**Request**
Reproduce the lines from the one bearing "Reproduce this chart with Plotly." through the one bearing "y_ticks = [0, 2, 4, 6, 8, 10, 12, 14, 16, 18]", inclusive. Copy them exactly; include no other line.

**Material to process**
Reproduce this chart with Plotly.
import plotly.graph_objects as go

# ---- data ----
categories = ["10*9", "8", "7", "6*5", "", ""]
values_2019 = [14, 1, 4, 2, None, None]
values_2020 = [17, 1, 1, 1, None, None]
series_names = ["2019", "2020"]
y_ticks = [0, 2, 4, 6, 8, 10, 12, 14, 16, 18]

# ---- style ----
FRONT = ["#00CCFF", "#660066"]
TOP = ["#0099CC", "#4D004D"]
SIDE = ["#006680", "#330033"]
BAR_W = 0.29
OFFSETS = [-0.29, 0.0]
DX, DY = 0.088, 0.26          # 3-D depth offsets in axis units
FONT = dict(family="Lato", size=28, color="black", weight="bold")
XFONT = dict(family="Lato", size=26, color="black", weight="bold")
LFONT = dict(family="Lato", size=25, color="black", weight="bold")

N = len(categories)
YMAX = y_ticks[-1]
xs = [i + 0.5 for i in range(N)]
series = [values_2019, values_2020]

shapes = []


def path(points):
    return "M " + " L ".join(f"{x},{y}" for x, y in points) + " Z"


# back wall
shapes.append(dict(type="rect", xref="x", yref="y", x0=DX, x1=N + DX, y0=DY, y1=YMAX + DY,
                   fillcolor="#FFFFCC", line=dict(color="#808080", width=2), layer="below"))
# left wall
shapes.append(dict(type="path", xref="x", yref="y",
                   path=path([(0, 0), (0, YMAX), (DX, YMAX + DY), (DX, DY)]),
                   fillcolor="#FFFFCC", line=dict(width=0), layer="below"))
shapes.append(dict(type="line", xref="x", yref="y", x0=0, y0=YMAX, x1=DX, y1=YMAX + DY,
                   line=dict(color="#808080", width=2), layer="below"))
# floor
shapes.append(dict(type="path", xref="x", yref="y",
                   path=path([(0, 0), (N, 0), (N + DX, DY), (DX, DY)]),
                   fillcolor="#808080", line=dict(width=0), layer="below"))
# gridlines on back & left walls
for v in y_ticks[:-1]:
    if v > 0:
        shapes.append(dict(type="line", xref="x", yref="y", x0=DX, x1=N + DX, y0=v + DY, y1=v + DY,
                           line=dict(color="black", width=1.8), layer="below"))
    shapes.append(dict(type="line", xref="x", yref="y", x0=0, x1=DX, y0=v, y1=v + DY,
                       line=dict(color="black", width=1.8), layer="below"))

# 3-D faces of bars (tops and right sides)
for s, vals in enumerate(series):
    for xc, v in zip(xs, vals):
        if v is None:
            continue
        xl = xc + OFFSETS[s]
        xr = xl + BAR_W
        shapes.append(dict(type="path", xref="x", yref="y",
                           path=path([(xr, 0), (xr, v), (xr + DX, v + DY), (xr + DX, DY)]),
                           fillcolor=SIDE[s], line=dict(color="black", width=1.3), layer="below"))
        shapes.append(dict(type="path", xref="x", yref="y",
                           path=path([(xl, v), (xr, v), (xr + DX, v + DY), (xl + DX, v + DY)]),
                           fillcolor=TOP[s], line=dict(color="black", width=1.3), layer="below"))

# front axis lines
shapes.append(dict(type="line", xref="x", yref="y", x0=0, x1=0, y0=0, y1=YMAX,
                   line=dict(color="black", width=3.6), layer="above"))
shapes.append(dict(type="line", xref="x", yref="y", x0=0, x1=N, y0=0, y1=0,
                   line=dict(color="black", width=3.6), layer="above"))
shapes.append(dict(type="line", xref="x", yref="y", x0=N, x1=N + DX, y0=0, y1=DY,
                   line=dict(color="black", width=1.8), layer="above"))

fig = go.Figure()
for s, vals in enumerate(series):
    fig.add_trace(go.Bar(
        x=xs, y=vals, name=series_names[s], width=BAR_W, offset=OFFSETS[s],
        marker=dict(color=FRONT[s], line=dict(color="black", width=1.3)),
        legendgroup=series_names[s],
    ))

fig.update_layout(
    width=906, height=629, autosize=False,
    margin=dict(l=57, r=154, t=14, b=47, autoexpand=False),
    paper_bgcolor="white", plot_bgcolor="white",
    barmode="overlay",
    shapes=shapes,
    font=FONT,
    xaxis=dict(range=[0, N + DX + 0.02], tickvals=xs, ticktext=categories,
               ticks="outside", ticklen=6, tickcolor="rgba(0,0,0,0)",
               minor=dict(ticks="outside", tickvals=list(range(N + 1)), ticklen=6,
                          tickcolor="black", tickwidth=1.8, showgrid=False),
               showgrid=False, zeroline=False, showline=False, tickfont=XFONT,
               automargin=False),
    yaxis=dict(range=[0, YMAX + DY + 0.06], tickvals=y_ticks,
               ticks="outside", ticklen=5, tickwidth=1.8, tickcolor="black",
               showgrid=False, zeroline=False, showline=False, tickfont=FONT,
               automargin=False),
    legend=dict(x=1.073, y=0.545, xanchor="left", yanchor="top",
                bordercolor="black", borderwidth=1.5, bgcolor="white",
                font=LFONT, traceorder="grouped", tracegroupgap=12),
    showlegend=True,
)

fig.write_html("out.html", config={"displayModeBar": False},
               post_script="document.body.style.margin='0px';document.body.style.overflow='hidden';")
---
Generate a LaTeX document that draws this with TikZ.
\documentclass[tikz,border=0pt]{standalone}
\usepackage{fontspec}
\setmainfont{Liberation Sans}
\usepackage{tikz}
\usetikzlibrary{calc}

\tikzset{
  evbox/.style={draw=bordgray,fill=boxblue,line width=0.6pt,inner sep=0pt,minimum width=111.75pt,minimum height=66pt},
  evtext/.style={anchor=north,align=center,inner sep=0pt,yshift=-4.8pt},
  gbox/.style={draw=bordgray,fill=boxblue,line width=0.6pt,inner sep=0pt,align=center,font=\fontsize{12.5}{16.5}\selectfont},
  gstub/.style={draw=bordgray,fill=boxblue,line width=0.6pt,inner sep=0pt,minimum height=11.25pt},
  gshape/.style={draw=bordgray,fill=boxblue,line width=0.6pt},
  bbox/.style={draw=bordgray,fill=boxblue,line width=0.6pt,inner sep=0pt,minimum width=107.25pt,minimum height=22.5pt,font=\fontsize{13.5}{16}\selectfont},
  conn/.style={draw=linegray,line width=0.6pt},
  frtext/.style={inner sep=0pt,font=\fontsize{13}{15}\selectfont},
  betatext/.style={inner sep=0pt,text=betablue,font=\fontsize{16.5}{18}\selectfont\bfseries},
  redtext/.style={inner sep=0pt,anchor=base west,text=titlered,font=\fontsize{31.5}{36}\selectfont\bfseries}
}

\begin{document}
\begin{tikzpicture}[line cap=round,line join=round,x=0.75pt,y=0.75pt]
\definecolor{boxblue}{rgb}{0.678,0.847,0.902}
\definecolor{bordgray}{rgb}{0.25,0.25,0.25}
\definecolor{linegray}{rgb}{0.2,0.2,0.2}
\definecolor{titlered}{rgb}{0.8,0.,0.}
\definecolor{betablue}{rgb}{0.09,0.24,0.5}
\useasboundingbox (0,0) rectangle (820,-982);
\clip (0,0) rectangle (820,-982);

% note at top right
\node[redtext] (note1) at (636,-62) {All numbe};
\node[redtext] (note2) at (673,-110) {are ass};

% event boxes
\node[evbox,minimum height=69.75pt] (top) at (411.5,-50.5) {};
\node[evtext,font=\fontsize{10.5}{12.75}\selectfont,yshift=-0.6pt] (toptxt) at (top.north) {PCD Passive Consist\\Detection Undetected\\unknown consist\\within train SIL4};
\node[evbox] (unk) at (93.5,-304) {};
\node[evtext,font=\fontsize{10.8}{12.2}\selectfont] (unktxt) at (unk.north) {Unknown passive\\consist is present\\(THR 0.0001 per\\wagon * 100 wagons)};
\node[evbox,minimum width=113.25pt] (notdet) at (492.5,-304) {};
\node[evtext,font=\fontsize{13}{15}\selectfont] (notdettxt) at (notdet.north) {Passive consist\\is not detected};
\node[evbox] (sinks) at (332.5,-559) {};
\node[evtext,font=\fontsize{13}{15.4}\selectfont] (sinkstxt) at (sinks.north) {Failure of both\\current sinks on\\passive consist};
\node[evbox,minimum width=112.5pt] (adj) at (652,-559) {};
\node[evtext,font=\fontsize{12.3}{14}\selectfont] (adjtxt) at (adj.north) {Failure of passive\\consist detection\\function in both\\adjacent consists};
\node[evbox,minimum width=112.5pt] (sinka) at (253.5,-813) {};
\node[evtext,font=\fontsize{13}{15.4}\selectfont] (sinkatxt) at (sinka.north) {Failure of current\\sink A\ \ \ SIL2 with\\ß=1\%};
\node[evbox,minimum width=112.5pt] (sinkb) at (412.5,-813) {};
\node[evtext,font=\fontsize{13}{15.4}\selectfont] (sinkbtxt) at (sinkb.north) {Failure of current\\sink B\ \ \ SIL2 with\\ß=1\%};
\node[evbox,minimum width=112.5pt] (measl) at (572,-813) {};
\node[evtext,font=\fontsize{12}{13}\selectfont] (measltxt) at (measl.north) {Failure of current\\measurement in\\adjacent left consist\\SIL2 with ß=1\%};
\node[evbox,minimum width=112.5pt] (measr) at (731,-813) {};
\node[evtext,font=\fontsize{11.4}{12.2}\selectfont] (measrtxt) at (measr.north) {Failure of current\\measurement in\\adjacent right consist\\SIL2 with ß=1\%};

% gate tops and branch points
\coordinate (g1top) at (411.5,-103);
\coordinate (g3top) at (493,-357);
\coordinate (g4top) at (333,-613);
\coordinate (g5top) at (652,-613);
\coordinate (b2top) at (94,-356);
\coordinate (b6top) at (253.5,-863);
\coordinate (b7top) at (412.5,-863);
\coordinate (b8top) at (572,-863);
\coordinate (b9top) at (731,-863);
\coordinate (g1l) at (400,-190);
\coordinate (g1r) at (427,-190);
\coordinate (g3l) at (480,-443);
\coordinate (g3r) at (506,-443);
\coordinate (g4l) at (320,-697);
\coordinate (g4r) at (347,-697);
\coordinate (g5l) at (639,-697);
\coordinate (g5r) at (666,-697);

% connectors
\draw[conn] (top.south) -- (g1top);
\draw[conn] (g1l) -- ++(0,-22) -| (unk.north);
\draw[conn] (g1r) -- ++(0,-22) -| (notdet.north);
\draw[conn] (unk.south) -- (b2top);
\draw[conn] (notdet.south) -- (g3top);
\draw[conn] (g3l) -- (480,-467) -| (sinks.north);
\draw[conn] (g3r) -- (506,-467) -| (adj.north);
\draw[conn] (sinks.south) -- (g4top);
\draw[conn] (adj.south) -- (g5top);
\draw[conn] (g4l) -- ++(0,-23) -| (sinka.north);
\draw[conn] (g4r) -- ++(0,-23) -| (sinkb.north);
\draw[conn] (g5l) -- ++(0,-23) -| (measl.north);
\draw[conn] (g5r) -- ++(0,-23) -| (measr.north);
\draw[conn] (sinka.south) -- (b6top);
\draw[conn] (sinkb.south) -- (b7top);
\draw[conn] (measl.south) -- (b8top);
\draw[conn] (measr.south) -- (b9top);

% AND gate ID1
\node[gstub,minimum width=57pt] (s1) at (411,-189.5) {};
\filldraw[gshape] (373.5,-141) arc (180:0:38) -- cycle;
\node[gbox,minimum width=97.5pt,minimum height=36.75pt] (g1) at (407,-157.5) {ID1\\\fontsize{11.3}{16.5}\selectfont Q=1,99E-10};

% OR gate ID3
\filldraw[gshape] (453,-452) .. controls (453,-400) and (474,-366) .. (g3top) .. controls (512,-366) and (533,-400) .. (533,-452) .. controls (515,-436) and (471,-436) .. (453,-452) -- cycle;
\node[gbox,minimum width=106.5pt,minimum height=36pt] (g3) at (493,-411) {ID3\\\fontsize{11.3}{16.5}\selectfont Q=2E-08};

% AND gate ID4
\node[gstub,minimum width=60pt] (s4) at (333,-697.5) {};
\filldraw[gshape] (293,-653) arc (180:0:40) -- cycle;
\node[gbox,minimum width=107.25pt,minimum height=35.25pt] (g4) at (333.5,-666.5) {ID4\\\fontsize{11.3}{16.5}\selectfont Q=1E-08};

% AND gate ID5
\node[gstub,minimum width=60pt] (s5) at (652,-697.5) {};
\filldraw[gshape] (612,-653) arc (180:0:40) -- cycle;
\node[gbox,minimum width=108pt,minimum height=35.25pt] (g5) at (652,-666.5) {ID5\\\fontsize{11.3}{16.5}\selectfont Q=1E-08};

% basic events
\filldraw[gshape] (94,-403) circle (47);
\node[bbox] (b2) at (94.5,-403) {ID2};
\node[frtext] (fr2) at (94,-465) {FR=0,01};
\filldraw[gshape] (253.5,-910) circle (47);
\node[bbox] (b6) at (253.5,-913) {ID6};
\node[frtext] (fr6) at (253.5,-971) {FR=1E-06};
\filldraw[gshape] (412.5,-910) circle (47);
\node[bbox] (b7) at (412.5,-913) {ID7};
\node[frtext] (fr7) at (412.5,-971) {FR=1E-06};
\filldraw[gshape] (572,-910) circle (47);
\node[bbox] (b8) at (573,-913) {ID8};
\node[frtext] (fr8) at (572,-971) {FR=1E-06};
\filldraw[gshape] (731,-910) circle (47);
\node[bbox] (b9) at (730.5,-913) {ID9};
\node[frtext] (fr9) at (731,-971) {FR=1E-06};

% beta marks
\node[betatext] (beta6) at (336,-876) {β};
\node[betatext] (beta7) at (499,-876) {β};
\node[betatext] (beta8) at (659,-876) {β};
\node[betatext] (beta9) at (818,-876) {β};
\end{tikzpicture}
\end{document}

**The response**
Reproduce this chart with Plotly.
import plotly.graph_objects as go

# ---- data ----
categories = ["10*9", "8", "7", "6*5", "", ""]
values_2019 = [14, 1, 4, 2, None, None]
values_2020 = [17, 1, 1, 1, None, None]
series_names = ["2019", "2020"]
y_ticks = [0, 2, 4, 6, 8, 10, 12, 14, 16, 18]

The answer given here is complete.